Yule Island (2023, tr: David Warriner, 2023), is Johana Gustawsson’s first novel set wholly in Sweden since relocating there from her native France. Taking on Nordic mythology to furnish its underlying mystery, it’s a crime thriller with a dark streak. It’s the sort of book that thrives on being fast-paced and the choice of first-person present tense adds an immediacy to its situations, even if it leaves less time to wallow in the characters’ minds.
Emma is an antique expert sent to appraise the value of the Gussman family home on the island of Storholmen and, after an accident with a hairbrush, discovers a note that suggests someone may be in distress. But the book also follows the fortunes of Viktoria, a housmaid working at the island home, and Karl, the detective assigned to a murder case that appears to have ritual undertones, nine years after a similar killing. All three are spun into a Viking braid that tightens as the story develops.
As plots go, it’s forgivably slow in getting going as its puts its pieces in place, but by the end, Gustawsson is turning out twists that mostly catch you unawares but, when you think back, make sense as they’ve been lightly suggested along the way. Although one narrator withholds using a name until a major twist and is only too happy to use it after that, which feels a bit cheeky.

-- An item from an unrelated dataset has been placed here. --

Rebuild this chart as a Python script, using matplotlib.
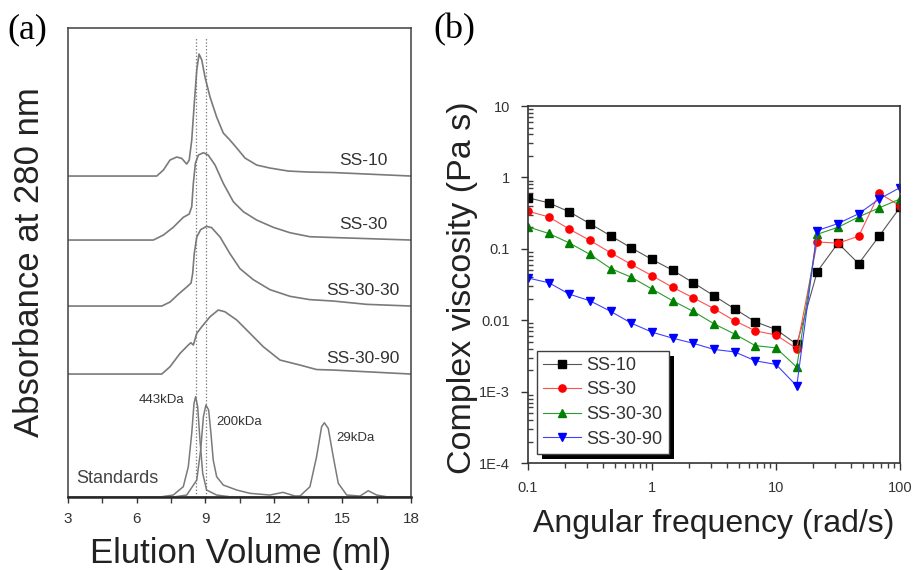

However, I did find the book was not without its problems. Maybe it’s the Swedish midwinter chill that means Yule Island does not wear its research lightly. There are times when things just slip into Wikipedia mode:
Bjorn pulls a tin of snus from his pocket, takes out a tiny pouch of tobacco and tucks it under his lip. Chewing snus is second only to golf as a national pastime, and it’s the reason why only five percent of Swedes are regular smokers. We love our sacrosanct chewing tobacco so much that we only agreed to join the European Union if we could keep it. It’s banned from sale in all the other member countries.
When one character is expounding on secret passages, in another longueur, someone else suggests that it “sounds like something out of The Da Vinci Code”. It does. Both the mystery and the data dumps. At least the Norse folklore is delivered through some back-and-forth dialogue even if it’s real audience seems clear.
As a French writer, writing a book set in Sweden, it’s expected that the intended French readership may not be hot on Scandinavian geography, but it’s clearly an issue of narrative when two Swedish characters are conversing about something domestic and always pitching it as if to an outsider (“Kristanstad. That’s in the county of Scania, near the Danish border.”) or “Swedish prime minister”.
Overall, it’s an effective exercise in plotting and misdirection, and with a varied cast to keep it interesting. I’m sure it’ll be an enjoyable read for those who all but inhale crime thrillers with a Nordic flavour or gothic touch. But the narrative choice never gelled with me here, and that it goes too heavy on making its characters mouthpieces for unnecessary trivia also, ahem, runed it for me.